Lawsuit can result in judgment lien
Judgment liens are the result of a lawsuit in which a creditor sues a borrower and wins in court. Unlike property liens, judgment liens do not require the consent of the property owner, and courts can allow them without formal notice to the property owner. In some cases, they apply even to individuals who do not own property at the time of the judgment. The court may allow the creditor to place a lien on future property the defendant buys.
Government has power to place tax liens
The government has the right to place a lien on property owned by someone who fails to pay income tax, property tax or other federal, state and local taxes. Unlike other types of liens, tax liens have priority over mortgages, which means that if the homeowner sells the property, the proceeds go to pay the back taxes before paying the mortgage. For this reason, some lenders agree to pay the delinquent taxes and add them to the mortgage.
Property lien can hinder refinance efforts
In order to sell a house or vehicle, the property must have a clear title.

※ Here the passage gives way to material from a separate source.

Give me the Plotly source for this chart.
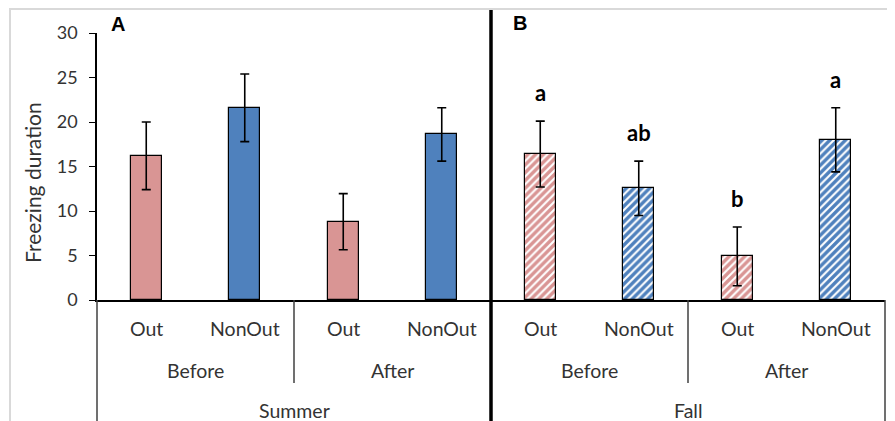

This means that no creditors have a claim to the property and that the person selling the property is the legal owner. When a creditor places a lien on a property, the property no longer has a clear title, and the owner cannot sell the property until the debt is paid or the judgment expires. A property lien also makes it difficult for homeowners to refinance their homes or to qualify for second mortgages or home equity loans.
How creditors collect from property liens
In some cases, creditors can force foreclosure or the sale of the property with the lien, but they rarely do so unless the owner owes a significant amount of money. One reason for this hesitancy is that the creditor must make the regular payments until someone else buys the property.

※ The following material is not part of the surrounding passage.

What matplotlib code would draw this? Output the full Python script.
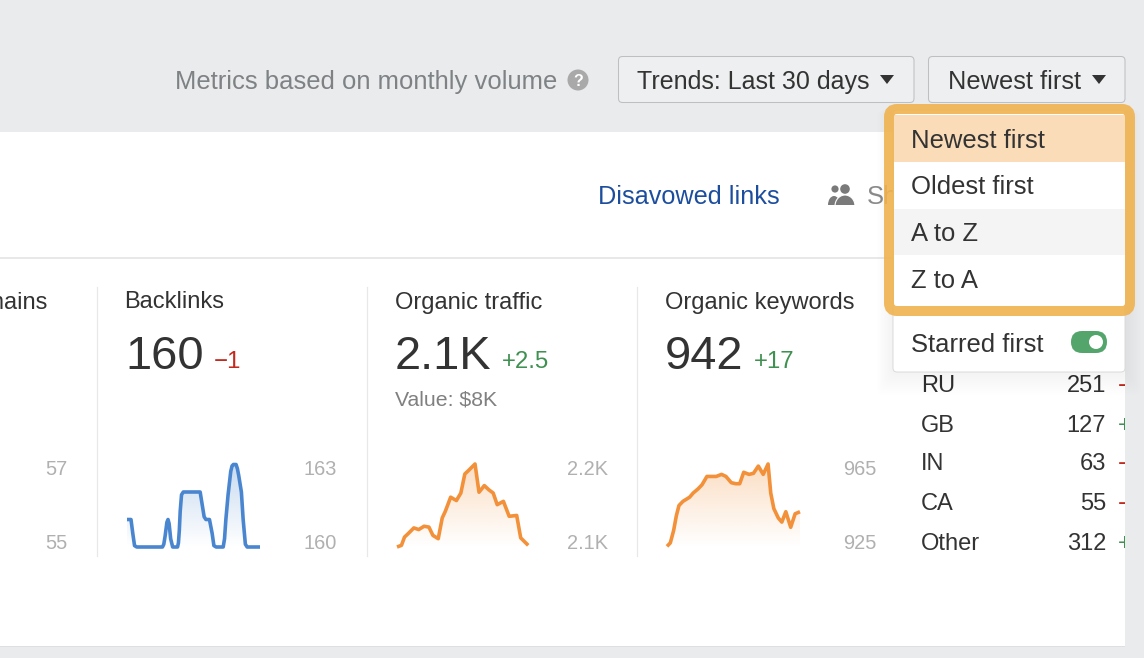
import numpy as np
import matplotlib
matplotlib.use("Agg")
import matplotlib.pyplot as plt
from matplotlib.patches import FancyBboxPatch, Rectangle, Circle, Polygon, Ellipse

plt.rcParams['font.family'] = ['Liberation Sans', 'DejaVu Sans']

backlink_days = [0, .9, 1.3, 1.7, 2.2, 8.0, 8.3, 8.6, 9.0, 9.25, 9.5, 9.85, 10.3, 11.4, 11.6, 11.8, 12.0, 12.3, 12.7, 16.5, 16.9, 17.4, 17.8, 18.6, 19.2,
                 19.6, 20.1, 21.7, 22.0, 22.3, 22.8, 23.4, 23.7, 24, 24.6, 24.9, 25.2, 25.8, 26.2, 26.7, 27.1, 30]
backlink_vals = [161, 161, 160.5, 160.05, 160, 160, 160.1, 160.4, 160.9, 161, 160.85, 160.3, 160, 160, 160.15, 160.6, 161.3, 161.9, 162, 162, 161.6, 161.1, 161, 161, 160.5,
                 160.05, 160, 160, 160.3, 161, 161.9, 162.75, 162.95, 163, 163, 162.85, 162.6, 162, 161, 160.1, 160, 160]
traffic_days = [0, 1, 1.7, 2.5, 3.8, 4.9, 6.1, 7.2, 8.1, 9.3, 10.2, 10.9, 12.1, 13.4, 14.4, 15.3, 16.1, 17.6, 18.5, 19.7, 20.7,
                21.7, 22.6, 24, 25.3, 27, 27.9, 29.6]
traffic_vals = [2100, 2102, 2112, 2116, 2123, 2121, 2125, 2124, 2114, 2110, 2135, 2143, 2160, 2156, 2165, 2188, 2192, 2200, 2166,
                2174, 2169, 2165, 2151, 2155, 2137, 2138, 2111, 2102]
keyword_days = [0, .75, 1.5, 2.1, 2.7, 3.6, 5.1, 5.9, 7, 7.9, 9, 11.1, 12.3, 13.3, 14.5, 15.5, 16.4, 17.3, 18.5, 19.5, 20.6, 21.7,
                22.8, 23.4, 24.1, 25.1, 25.9, 26.8, 27.9, 28.9, 30]
keyword_vals = [925.3, 927, 933, 940, 945, 947, 949, 951, 953, 955, 959, 959, 960, 959, 956, 955.5, 955.5, 961, 960, 960.5, 964,
                960, 965, 951, 943.5, 939, 937, 942, 934.5, 941, 942]
country_names = ["RU", "GB", "IN", "CA", "Other"]
country_vals = ["251", "127", "63", "55", "312"]
sort_options = ["Newest first", "Oldest first", "A to Z", "Z to A"]

W, H = 1144, 658
fig = plt.figure(figsize=(W / 100, H / 100), dpi=100, facecolor="#EAEBED")
ui = fig.add_axes([0, 0, 1, 1], zorder=1)
ui.set_xlim(0, W); ui.set_ylim(H, 0); ui.axis("off")
overlay = fig.add_axes([0, 0, 1, 1], zorder=5)
overlay.set_xlim(0, W); overlay.set_ylim(H, 0); overlay.axis("off"); overlay.patch.set_alpha(0)

DARK = "#333333"; GREY = "#B0B0B0"; MID = "#808080"
GREEN = "#3E9150"; RED = "#C22A20"

def T(ax, x, y, s, px=25.6, c=DARK, ha="left", **kw):
    return ax.text(x, y, s, fontsize=px * .72, color=c, ha=ha, va="center_baseline", **kw)

def box(ax, x0, y0, x1, y1, r=4, fc="white", ec="none", lw=1, **kw):
    p = FancyBboxPatch((x0 + r, y0 + r), x1 - x0 - 2 * r, y1 - y0 - 2 * r, boxstyle=f"round,pad={r},rounding_size={r}",
                       fc=fc, ec=ec, lw=lw, **kw)
    ax.add_patch(p)
    return p

# page panel
ui.add_patch(Rectangle((0, 645), 1125, 2, fc="#DEDFE1", ec="none"))
ui.add_patch(Rectangle((0, 132), 1125, 514, fc="white", ec="none"))
ui.plot([0, 1125], [258, 258], color="#E6E6E6", lw=1.3)
for x in (97.5, 367.5, 637.5):
    ui.plot([x - .5, x - .5], [287, 556], color="#E8E8E8", lw=.9)

# header
T(ui, 175, 79.5, "Metrics based on monthly volume", c="#7E8285")
ui.add_patch(Circle((578, 80), 10.5, fc="#A9A9A9", ec="none"))
T(ui, 578, 80, "?", px=16, c="white", ha="center", fontweight="bold")
box(ui, 618.5, 56.5, 914, 102.5, fc="#EEEFF0", ec="#BEBFC1", lw=.75)
T(ui, 637, 79.5, "Trends: Last 30 days", px=25.05)
ui.add_patch(Polygon([(880, 75), (894, 75), (887, 84)], fc=DARK, ec="none"))
box(ui, 928.5, 56.5, 1125, 102.5, fc="#EEEFF0", ec="#BEBFC1", lw=.75)
T(ui, 948, 79.5, "Newest first", px=25.4)
ui.add_patch(Polygon([(1092, 75), (1106, 75), (1099, 84)], fc=DARK, ec="none"))
T(ui, 598, 195, "Disavowed links", px=25.3, c="#1D4E9E")
# people icon
ICON = "#7A7A7A"
ui.add_patch(Circle((835, 189), 3.6, fc=ICON, ec="none"))
ui.add_patch(Circle((845, 189), 4.8, fc=ICON, ec="none"))
ui.add_patch(Ellipse((834, 205), 12, 18, fc=ICON, ec="none"))
ui.add_patch(Ellipse((845, 206), 20, 22, fc=ICON, ec="white", lw=.8))
ui.add_patch(Rectangle((825, 205), 32, 12, fc="white", ec="none"))
T(ui, 867, 195, "Sh", c="#8A8A8A")

# metric columns
nm = T(ui, 47, 300, "Referring domains", px=23.6, ha="right")
T(ui, 124.5, 300, "Backlinks", px=23.6)
T(ui, 395, 300, "Organic traffic", px=23.6)
T(ui, 665, 300, "Organic keywords", px=23.6)
T(ui, 125, 352, "160", px=47)
T(ui, 214, 360, "\u22121", px=24, c=RED)
T(ui, 395, 352, "2.1K", px=47)
T(ui, 502, 360, "+2.5", px=24, c=GREEN)
T(ui, 395, 398, "Value: $8K", px=21.3, c=MID)
T(ui, 665, 352, "942", px=47)
T(ui, 754, 360, "+17", px=24, c=GREEN)
for x, top, bot in ((67, "57", "55"), (337, "163", "160"), (608, "2.2K", "2.1K"), (877, "965", "925")):
    T(ui, x, 467.5, top, px=20, c=GREY, ha="right")
    T(ui, x, 541.5, bot, px=20, c=GREY, ha="right")

# country table
row_y = [384, 423, 462, 502, 542]
signs = [("\u2212", RED), ("+", GREEN), ("\u2212", RED), ("\u2212", RED), ("+", GREEN)]
panel_clip = Rectangle((0, 132), 1125, 514, transform=ui.transData)
for y, n, v, (sg, col) in zip(row_y, country_names, country_vals, signs):
    T(ui, 921, y, n, px=23.6)
    T(ui, 1106, y, v, px=23.6, ha="right")
    t = T(ui, 1118, y, sg, px=23.6, c=col, clip_on=True)
    t.set_clip_path(panel_clip)

# sparklines
def spark(px_box, days, vals, ylim, color, xmax=30):
    x0, x1, y0, y1 = px_box
    ax = fig.add_axes([x0 / W, 1 - y1 / H, (x1 - x0) / W, (y1 - y0) / H], zorder=2)
    ax.set_xlim(0, xmax); ax.set_ylim(*ylim); ax.axis("off")
    poly = ax.fill_between(days, vals, ylim[0], color="none")
    grad = np.linspace(0, 1, 256).reshape(-1, 1)
    rgba = np.zeros((256, 1, 4))
    rgba[..., :3] = matplotlib.colors.to_rgb(color)
    rgba[..., 3] = (1 - grad[:, 0:1]) * .30
    im = ax.imshow(rgba, extent=[0, xmax, ylim[0], ylim[1]], aspect="auto", origin="upper", zorder=1)
    im.set_clip_path(poly.get_paths()[0], transform=ax.transData)
    ax.plot(days, vals, color=color, lw=2.6, solid_joinstyle="round", solid_capstyle="butt", zorder=3, clip_on=False)

spark((127, 260, 464.5, 547), backlink_days, backlink_vals, (160, 163), "#4A86D0")
spark((397, 530, 464, 547), traffic_days, traffic_vals, (2100, 2200), "#F2913A")
spark((667, 800, 464, 547), keyword_days, keyword_vals, (925, 965), "#F2913A")

# dropdown (above everything)
for i in range(1, 25, 2):
    box(overlay, 893 - i * .7, 110, 1125 + i * .7, 372 + i, r=6, fc="black", alpha=.0055, zorder=1)
box(overlay, 893, 110, 1125, 372, r=4, fc="white", ec="#DADADA", lw=.7, zorder=2)
rows = [(115, 162, "#FADCB9"), (162, 209, "white"), (209, 255, "#F4F4F4"), (255, 306, "white")]
for (y0, y1, col), label in zip(rows, sort_options):
    overlay.add_patch(Rectangle((894, y0), 231, y1 - y0, fc=col, ec="none", zorder=3))
    T(overlay, 911, (y0 + min(y1, y0 + 47)) / 2 - .5, label, zorder=4)
T(overlay, 911, 342, "Starred first", zorder=4)
box(overlay, 1071, 331, 1107, 353, r=11, fc="#53A56B", zorder=4)
overlay.add_patch(Circle((1096, 342), 7, fc="white", ec="none", zorder=5))
frame = FancyBboxPatch((894, 114), 231, 192, boxstyle="round,pad=5,rounding_size=8", fc="none", ec="#F0B34F", lw=7.2,
                       alpha=.9, zorder=6)
overlay.add_patch(frame)

fig.savefig("out.png", dpi=100, facecolor=fig.get_facecolor())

For example, if a utility company places a lien on a house for an unpaid bill and decides to force a foreclosure to collect the debt, the utility company has to pay the mortgage payment on the property until it sells. Even after the owner sells the property, the mortgage company gets paid first, possibly leaving the utility company with nothing to reclaim. For this reason, most creditors prefer waiting until the homeowner decides to sell the property and take payment at the closing table. Tax liens, however, are an exception to this. The IRS can, and does, seize the assets of taxpayers who ignore tax liens placed on their property.
How to remove a property lien
The simplest way to remove a property lien is to pay the debt in full or negotiate with the lienholder for more favorable terms. After receiving the payment for the debt, the lienholder should apply to local authorities to remove it. Homeowners should keep meticulous records of the payments and verify that the lien no longer exists.
Homeowners who believe the lien is not valid can seek a court order to remove the lien. A judge has the ability to issue a court order if the homeowner has proof that the lien is unlawful or that he paid back all of the money owed. In some states, liens are valid for a specific period of time unless the lienholder applies to extend the lien. If the lienholder waits too long, the lien may expire, leaving the lienholder unable to collect the money.